+++ Data shown +++

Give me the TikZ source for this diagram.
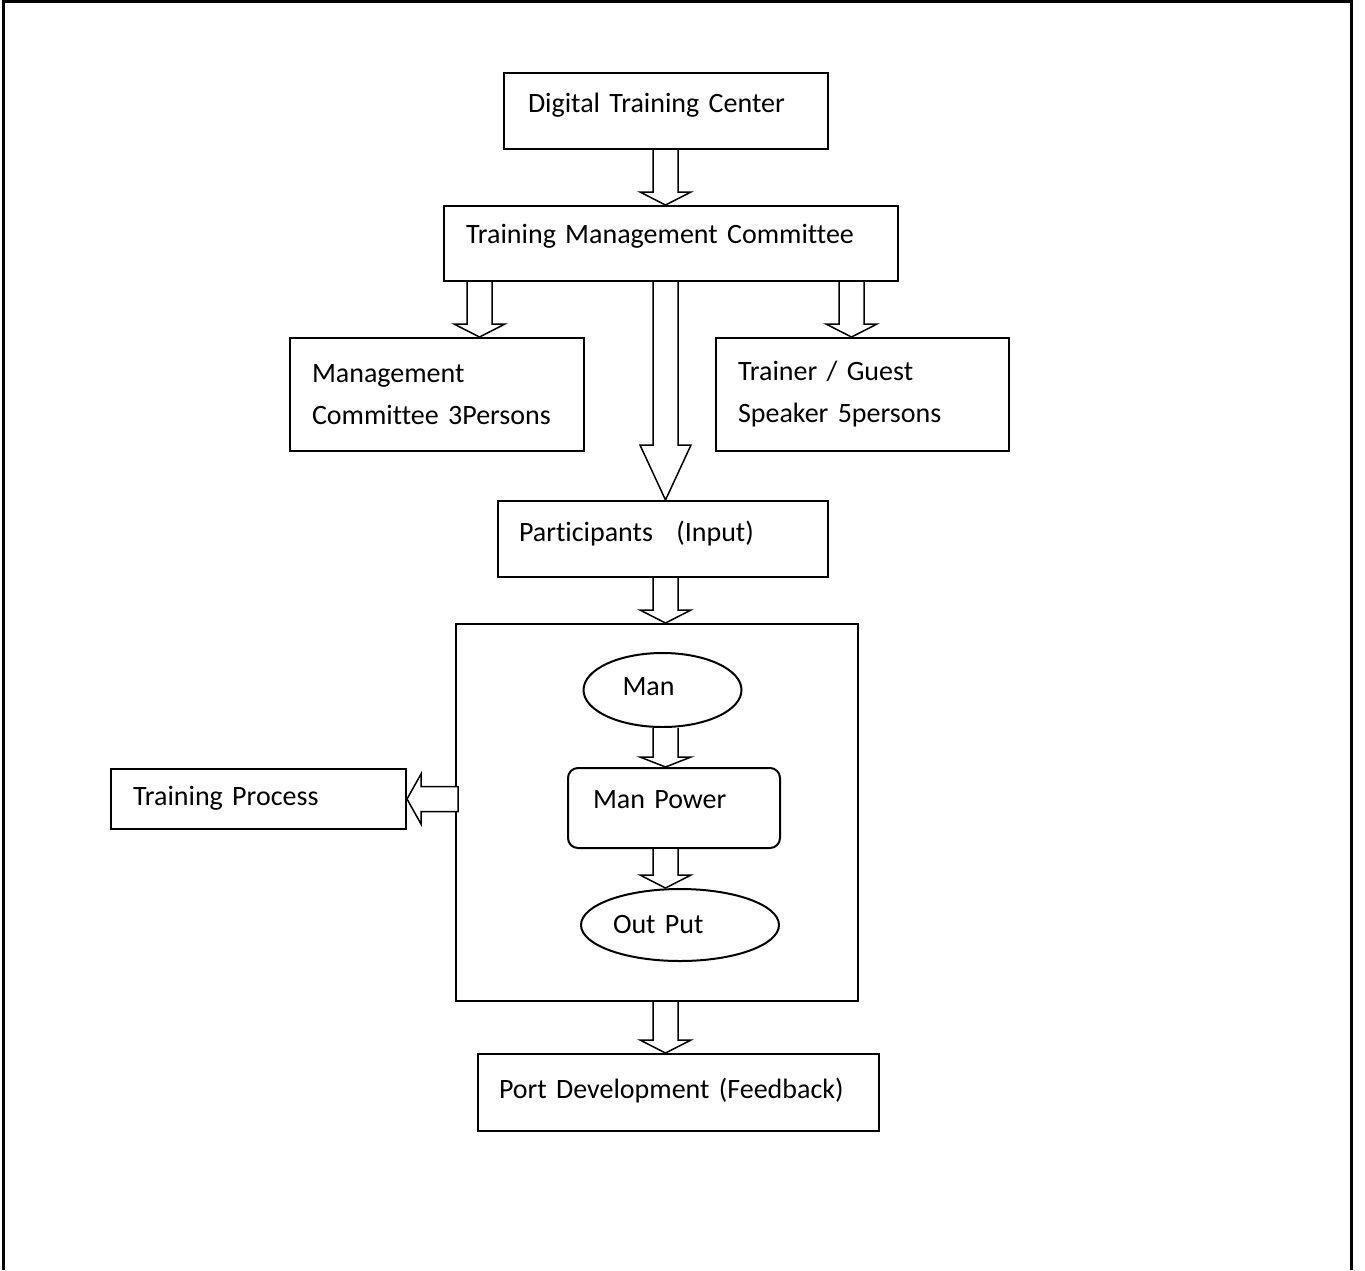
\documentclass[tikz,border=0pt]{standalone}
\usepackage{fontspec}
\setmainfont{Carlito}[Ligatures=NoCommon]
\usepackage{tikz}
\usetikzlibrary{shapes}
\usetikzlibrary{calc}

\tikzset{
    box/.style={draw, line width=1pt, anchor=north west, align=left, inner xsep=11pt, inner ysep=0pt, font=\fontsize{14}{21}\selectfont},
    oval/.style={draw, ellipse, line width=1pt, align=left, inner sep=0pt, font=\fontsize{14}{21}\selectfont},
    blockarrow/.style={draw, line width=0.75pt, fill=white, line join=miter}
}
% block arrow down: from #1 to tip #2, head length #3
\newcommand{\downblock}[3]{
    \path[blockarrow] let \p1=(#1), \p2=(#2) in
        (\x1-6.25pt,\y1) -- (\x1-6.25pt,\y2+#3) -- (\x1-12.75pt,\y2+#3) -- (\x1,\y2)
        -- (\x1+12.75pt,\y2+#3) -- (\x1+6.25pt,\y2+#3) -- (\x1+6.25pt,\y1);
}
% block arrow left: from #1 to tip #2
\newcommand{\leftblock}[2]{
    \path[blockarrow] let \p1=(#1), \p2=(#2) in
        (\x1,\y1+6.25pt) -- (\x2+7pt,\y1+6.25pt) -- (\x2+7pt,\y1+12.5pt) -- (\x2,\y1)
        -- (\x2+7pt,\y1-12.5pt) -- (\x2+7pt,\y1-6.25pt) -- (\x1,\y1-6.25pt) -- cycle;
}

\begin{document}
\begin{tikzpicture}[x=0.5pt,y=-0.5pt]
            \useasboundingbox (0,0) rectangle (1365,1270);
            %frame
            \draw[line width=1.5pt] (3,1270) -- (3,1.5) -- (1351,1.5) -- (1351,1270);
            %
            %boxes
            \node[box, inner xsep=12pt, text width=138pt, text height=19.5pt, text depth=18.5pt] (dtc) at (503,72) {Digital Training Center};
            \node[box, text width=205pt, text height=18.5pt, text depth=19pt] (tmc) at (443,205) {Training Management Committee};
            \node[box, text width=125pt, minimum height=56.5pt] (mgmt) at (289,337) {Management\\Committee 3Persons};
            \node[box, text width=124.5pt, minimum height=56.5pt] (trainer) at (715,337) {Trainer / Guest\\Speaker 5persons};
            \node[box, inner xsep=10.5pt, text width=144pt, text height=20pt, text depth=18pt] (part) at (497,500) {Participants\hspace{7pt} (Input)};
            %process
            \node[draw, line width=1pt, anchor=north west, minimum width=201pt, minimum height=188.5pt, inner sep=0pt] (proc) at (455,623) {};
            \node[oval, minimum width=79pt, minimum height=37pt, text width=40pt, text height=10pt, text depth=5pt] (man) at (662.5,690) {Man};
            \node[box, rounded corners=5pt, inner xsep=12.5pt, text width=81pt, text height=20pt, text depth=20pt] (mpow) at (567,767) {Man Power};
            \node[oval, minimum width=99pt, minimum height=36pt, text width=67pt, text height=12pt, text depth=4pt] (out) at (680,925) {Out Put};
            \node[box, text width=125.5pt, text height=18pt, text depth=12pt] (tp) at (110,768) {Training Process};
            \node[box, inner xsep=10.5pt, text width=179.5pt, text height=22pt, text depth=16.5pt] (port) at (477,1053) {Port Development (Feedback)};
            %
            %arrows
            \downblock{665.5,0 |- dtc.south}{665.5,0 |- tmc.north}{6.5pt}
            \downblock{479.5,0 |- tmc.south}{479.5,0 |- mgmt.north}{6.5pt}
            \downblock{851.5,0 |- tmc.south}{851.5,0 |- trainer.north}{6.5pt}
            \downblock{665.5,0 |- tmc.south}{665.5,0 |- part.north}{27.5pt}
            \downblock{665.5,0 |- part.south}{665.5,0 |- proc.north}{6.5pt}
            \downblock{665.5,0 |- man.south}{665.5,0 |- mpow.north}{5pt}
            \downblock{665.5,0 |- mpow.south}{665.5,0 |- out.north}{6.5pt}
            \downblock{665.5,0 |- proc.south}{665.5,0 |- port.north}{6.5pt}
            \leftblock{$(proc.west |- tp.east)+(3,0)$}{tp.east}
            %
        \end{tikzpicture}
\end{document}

+++

* [Directions]: Every line of the data should be copied as it stands, without the images.

* [Response]:
Give me the TikZ source for this diagram.
\documentclass[tikz,border=0pt]{standalone}
\usepackage{fontspec}
\setmainfont{Carlito}[Ligatures=NoCommon]
\usepackage{tikz}
\usetikzlibrary{shapes}
\usetikzlibrary{calc}

\tikzset{
    box/.style={draw, line width=1pt, anchor=north west, align=left, inner xsep=11pt, inner ysep=0pt, font=\fontsize{14}{21}\selectfont},
    oval/.style={draw, ellipse, line width=1pt, align=left, inner sep=0pt, font=\fontsize{14}{21}\selectfont},
    blockarrow/.style={draw, line width=0.75pt, fill=white, line join=miter}
}
% block arrow down: from #1 to tip #2, head length #3
\newcommand{\downblock}[3]{
    \path[blockarrow] let \p1=(#1), \p2=(#2) in
        (\x1-6.25pt,\y1) -- (\x1-6.25pt,\y2+#3) -- (\x1-12.75pt,\y2+#3) -- (\x1,\y2)
        -- (\x1+12.75pt,\y2+#3) -- (\x1+6.25pt,\y2+#3) -- (\x1+6.25pt,\y1);
}
% block arrow left: from #1 to tip #2
\newcommand{\leftblock}[2]{
    \path[blockarrow] let \p1=(#1), \p2=(#2) in
        (\x1,\y1+6.25pt) -- (\x2+7pt,\y1+6.25pt) -- (\x2+7pt,\y1+12.5pt) -- (\x2,\y1)
        -- (\x2+7pt,\y1-12.5pt) -- (\x2+7pt,\y1-6.25pt) -- (\x1,\y1-6.25pt) -- cycle;
}

\begin{document}
\begin{tikzpicture}[x=0.5pt,y=-0.5pt]
            \useasboundingbox (0,0) rectangle (1365,1270);
            %frame
            \draw[line width=1.5pt] (3,1270) -- (3,1.5) -- (1351,1.5) -- (1351,1270);
            %
            %boxes
            \node[box, inner xsep=12pt, text width=138pt, text height=19.5pt, text depth=18.5pt] (dtc) at (503,72) {Digital Training Center};
            \node[box, text width=205pt, text height=18.5pt, text depth=19pt] (tmc) at (443,205) {Training Management Committee};
            \node[box, text width=125pt, minimum height=56.5pt] (mgmt) at (289,337) {Management\\Committee 3Persons};
            \node[box, text width=124.5pt, minimum height=56.5pt] (trainer) at (715,337) {Trainer / Guest\\Speaker 5persons};
            \node[box, inner xsep=10.5pt, text width=144pt, text height=20pt, text depth=18pt] (part) at (497,500) {Participants\hspace{7pt} (Input)};
            %process
            \node[draw, line width=1pt, anchor=north west, minimum width=201pt, minimum height=188.5pt, inner sep=0pt] (proc) at (455,623) {};
            \node[oval, minimum width=79pt, minimum height=37pt, text width=40pt, text height=10pt, text depth=5pt] (man) at (662.5,690) {Man};
            \node[box, rounded corners=5pt, inner xsep=12.5pt, text width=81pt, text height=20pt, text depth=20pt] (mpow) at (567,767) {Man Power};
            \node[oval, minimum width=99pt, minimum height=36pt, text width=67pt, text height=12pt, text depth=4pt] (out) at (680,925) {Out Put};
            \node[box, text width=125.5pt, text height=18pt, text depth=12pt] (tp) at (110,768) {Training Process};
            \node[box, inner xsep=10.5pt, text width=179.5pt, text height=22pt, text depth=16.5pt] (port) at (477,1053) {Port Development (Feedback)};
            %
            %arrows
            \downblock{665.5,0 |- dtc.south}{665.5,0 |- tmc.north}{6.5pt}
            \downblock{479.5,0 |- tmc.south}{479.5,0 |- mgmt.north}{6.5pt}
            \downblock{851.5,0 |- tmc.south}{851.5,0 |- trainer.north}{6.5pt}
            \downblock{665.5,0 |- tmc.south}{665.5,0 |- part.north}{27.5pt}
            \downblock{665.5,0 |- part.south}{665.5,0 |- proc.north}{6.5pt}
            \downblock{665.5,0 |- man.south}{665.5,0 |- mpow.north}{5pt}
            \downblock{665.5,0 |- mpow.south}{665.5,0 |- out.north}{6.5pt}
            \downblock{665.5,0 |- proc.south}{665.5,0 |- port.north}{6.5pt}
            \leftblock{$(proc.west |- tp.east)+(3,0)$}{tp.east}
            %
        \end{tikzpicture}
\end{document}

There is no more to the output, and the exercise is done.